To do: How many lines in the entries below contain "this"? Answer with the number only.
#### Input data
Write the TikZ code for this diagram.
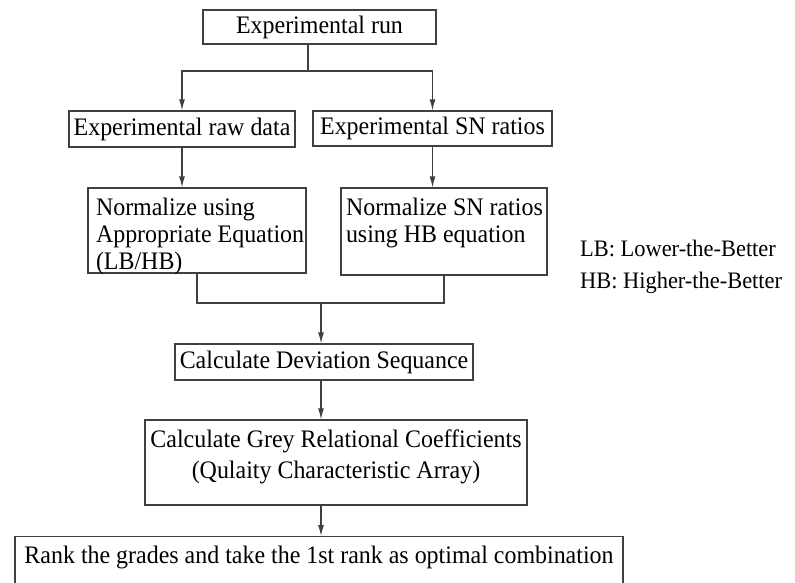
\documentclass[tikz,border=0pt]{standalone}
\usepackage{fontspec}
\setmainfont{Liberation Serif}[FakeStretch=0.95]
\usetikzlibrary{arrows.meta}
\tikzset{
  flowbox/.style={draw=black!75,line width=1.2pt,inner sep=0pt},
  link/.style={draw=black!75,line width=1.2pt},
  arr/.style={link,-{Latex[length=11pt,width=6pt]}},
  note/.style={anchor=west,inner sep=0pt,font=\fontsize{23.6}{26}\selectfont},
}

\begin{document}
\begin{tikzpicture}[x=1pt,y=-1pt,font=\fontsize{25.2}{27}\selectfont]
      \useasboundingbox (0,0) rectangle (795,582);
      \clip (0,0) rectangle (795,582);
      \node[flowbox,minimum width=233pt,minimum height=34pt] (run) at (319.5,27) {Experimental run};
      \node[flowbox,minimum width=226pt,minimum height=36pt] (raw) at (182,129) {Experimental raw data};
      \node[flowbox,minimum width=239pt,minimum height=35pt] (sn) at (432.5,128.5) {Experimental SN ratios};
      \node[flowbox,minimum width=218pt,minimum height=85pt] (norm1) at (197,230.5)
        {\parbox[c][65pt][t]{202pt}{\raggedright Normalize using\\\mbox{Appropriate Equation}\\(LB/HB)}};
      \node[flowbox,minimum width=206pt,minimum height=87pt] (norm2) at (444,231.5)
        {\parbox[c][67pt][t]{196pt}{\raggedright \mbox{Normalize SN ratios}\\using HB equation}};
      \node[flowbox,minimum width=298pt,minimum height=36pt] (dev) at (324,362) {Calculate Deviation Sequance};
      \node[flowbox,minimum width=382pt,minimum height=85pt,font=\fontsize{25.2}{31}\selectfont] (grey) at (336,462.5)
        {\parbox[c][65pt][t]{372pt}{\centering Calculate Grey Relational Coefficients\\(Qulaity Characteristic Array)}};
      \node[flowbox,anchor=north,minimum width=608pt,inner ysep=10pt,text height=17pt,text depth=25pt] (rank) at (319,536)
        {Rank the grades and take the 1st rank as optimal combination};
      % abbreviations
      \node[note] (lb) at (580,248) {LB: Lower-the-Better};
      \node[note] (hb) at (580,283) {HB: Higher-the-Better};
      % connectors
      \coordinate (j1) at (308,71);
      \coordinate (j2) at (321,303);
      \draw[link] (j1 |- run.south) -- (j1);
      \draw[arr] (j1) -| (raw.north);
      \draw[arr] (j1) -| (sn.north);
      \draw[arr] (raw.south) -- (raw.south |- norm1.north);
      \draw[arr] (sn.south) -- (sn.south |- norm2.north);
      \draw[link] (norm1.south) |- (norm2.south |- j2) -- (norm2.south);
      \draw[arr] (j2) -- (j2 |- dev.north);
      \draw[arr] (j2 |- dev.south) -- (j2 |- grey.north);
      \draw[arr] (j2 |- grey.south) -- (j2 |- rank.north);
\end{tikzpicture}
\end{document}
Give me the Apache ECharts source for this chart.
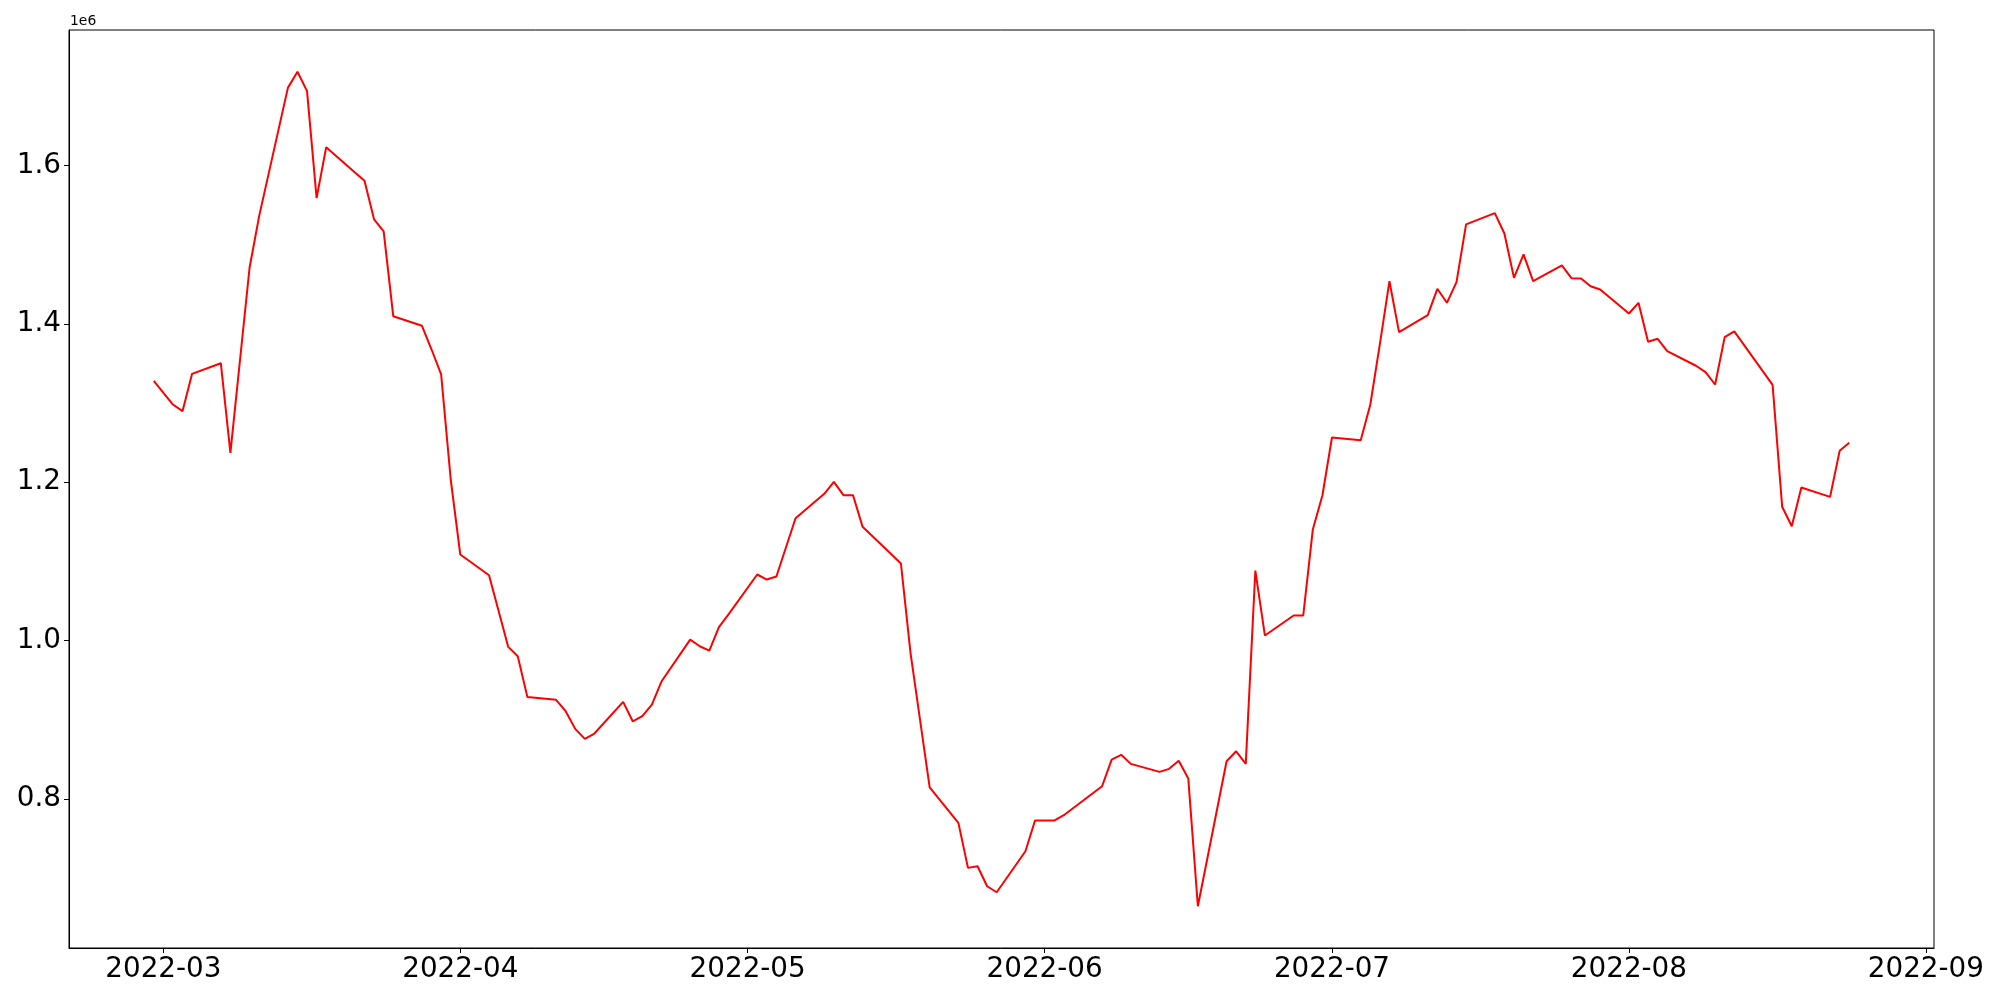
<!DOCTYPE html>
<html>
<head>
<meta charset="utf-8">
<script src="https://cdn.jsdelivr.net/npm/echarts@6/dist/echarts.min.js"></script>
<style>
html,body{margin:0;padding:0;background:#fff;}
#chart{width:2000px;height:1000px;}
</style>
</head>
<body>
<div id="chart"></div>
<script>
const dates = ['2022-02-28','2022-03-02','2022-03-03','2022-03-04','2022-03-07','2022-03-08','2022-03-10','2022-03-11','2022-03-14','2022-03-15','2022-03-16','2022-03-17','2022-03-18','2022-03-21','2022-03-22','2022-03-23','2022-03-24','2022-03-25','2022-03-28','2022-03-29','2022-03-30','2022-03-31','2022-04-01','2022-04-04','2022-04-05','2022-04-06','2022-04-07','2022-04-08','2022-04-11','2022-04-12','2022-04-13','2022-04-14','2022-04-15','2022-04-18','2022-04-19','2022-04-20','2022-04-21','2022-04-22','2022-04-25','2022-04-26','2022-04-27','2022-04-28','2022-04-29','2022-05-02','2022-05-03','2022-05-04','2022-05-06','2022-05-09','2022-05-10','2022-05-11','2022-05-12','2022-05-13','2022-05-16','2022-05-17','2022-05-18','2022-05-19','2022-05-20','2022-05-23','2022-05-24','2022-05-25','2022-05-26','2022-05-27','2022-05-30','2022-05-31','2022-06-02','2022-06-03','2022-06-07','2022-06-08','2022-06-09','2022-06-10','2022-06-13','2022-06-14','2022-06-15','2022-06-16','2022-06-17','2022-06-20','2022-06-21','2022-06-22','2022-06-23','2022-06-24','2022-06-27','2022-06-28','2022-06-29','2022-06-30','2022-07-01','2022-07-04','2022-07-05','2022-07-06','2022-07-07','2022-07-08','2022-07-11','2022-07-12','2022-07-13','2022-07-14','2022-07-15','2022-07-18','2022-07-19','2022-07-20','2022-07-21','2022-07-22','2022-07-25','2022-07-26','2022-07-27','2022-07-28','2022-07-29','2022-08-01','2022-08-02','2022-08-03','2022-08-04','2022-08-05','2022-08-08','2022-08-09','2022-08-10','2022-08-11','2022-08-12','2022-08-16','2022-08-17','2022-08-18','2022-08-19','2022-08-22','2022-08-23','2022-08-24'];

const values = [1328000,1298000,1289600,1336800,1350200,1237000,1470800,1536000,1698000,1718400,1693900,1558700,1623100,1591200,1580700,1531800,1516600,1409600,1397500,1367500,1336000,1203300,1108500,1082400,1037100,991900,980100,928700,925000,910600,888300,875700,882400,922400,897900,904300,919000,948100,1001100,992700,987200,1016700,1033000,1083300,1076900,1080700,1154400,1185200,1200400,1183500,1183500,1143500,1108800,1097200,984300,899400,814500,769600,712700,714700,689500,681900,733700,772500,772500,779200,815800,849500,855500,844100,834000,837800,847900,825500,664200,847400,860000,844100,1088300,1006200,1031500,1031500,1140100,1183100,1256400,1253000,1297700,1374400,1453800,1389400,1410900,1444200,1426500,1452600,1525500,1539800,1514100,1458100,1487600,1453800,1473700,1457600,1457200,1447500,1443300,1413000,1426500,1377300,1381000,1365400,1347000,1339000,1323300,1383100,1390500,1322900,1168800,1144300,1193200,1181400,1239500,1249700];

const xTickLabels = ['2022-03','2022-04','2022-05','2022-06','2022-07','2022-08','2022-09'];
const yTickValues = [800000,1000000,1200000,1400000,1600000];

function toTs(s){ const p = s.split('-').map(Number); return Date.UTC(p[0], p[1]-1, p[2] || 1); }

const seriesData = dates.map((d,i)=>[toTs(d), values[i]]);
const xTickTs = xTickLabels.map(toTs);
const tsToLabel = {};
xTickTs.forEach((t,i)=>{ tsToLabel[t] = xTickLabels[i]; });

const t0 = toTs(dates[0]), t1 = toTs(dates[dates.length-1]);
const xPad = (t1 - t0) * 0.05;
const vMin = Math.min(...values), vMax = Math.max(...values);
const yPad = (vMax - vMin) * 0.05;

const font = 'DejaVu Sans';
const chart = echarts.init(document.getElementById('chart'), null, {renderer:'canvas'});
chart.setOption({
  animation: false,
  backgroundColor: '#fff',
  grid: {left: 69, right: 66, top: 30, bottom: 52, show: true, borderColor: '#000', borderWidth: 1, backgroundColor: 'transparent', containLabel: false, outerBoundsMode: 'none'},
  xAxis: {
    type: 'value',
    min: t0 - xPad,
    max: t1 + xPad,
    axisLine: {show: true, onZero: false, lineStyle: {color: '#000', width: 1}},
    axisTick: {show: true, length: 5, lineStyle: {color: '#000', width: 1}, customValues: xTickTs},
    axisLabel: {show: true, customValues: xTickTs, fontFamily: font, fontSize: 27.8, color: '#000', margin: 8,
      formatter: v => tsToLabel[v] || ''},
    splitLine: {show: false}
  },
  yAxis: {
    type: 'value',
    min: vMin - yPad,
    max: vMax + yPad,
    axisLine: {show: true, onZero: false, lineStyle: {color: '#000', width: 1}},
    axisTick: {show: true, length: 5, lineStyle: {color: '#000', width: 1}, customValues: yTickValues},
    axisLabel: {show: true, customValues: yTickValues, fontFamily: font, fontSize: 27.8, color: '#000', margin: 8,
      formatter: v => (v/1e6).toFixed(1)},
    splitLine: {show: false}
  },
  graphic: [{type: 'text', left: 70, top: 14, style: {text: '1e6', font: '13.9px "DejaVu Sans"', fill: '#000'}}],
  series: [{
    type: 'line',
    data: seriesData,
    showSymbol: false,
    symbol: 'none',
    lineStyle: {color: '#ff0000', width: 2},
    itemStyle: {color: '#ff0000'}
  }]
});
</script>
</body>
</html>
########
Problem solution: 2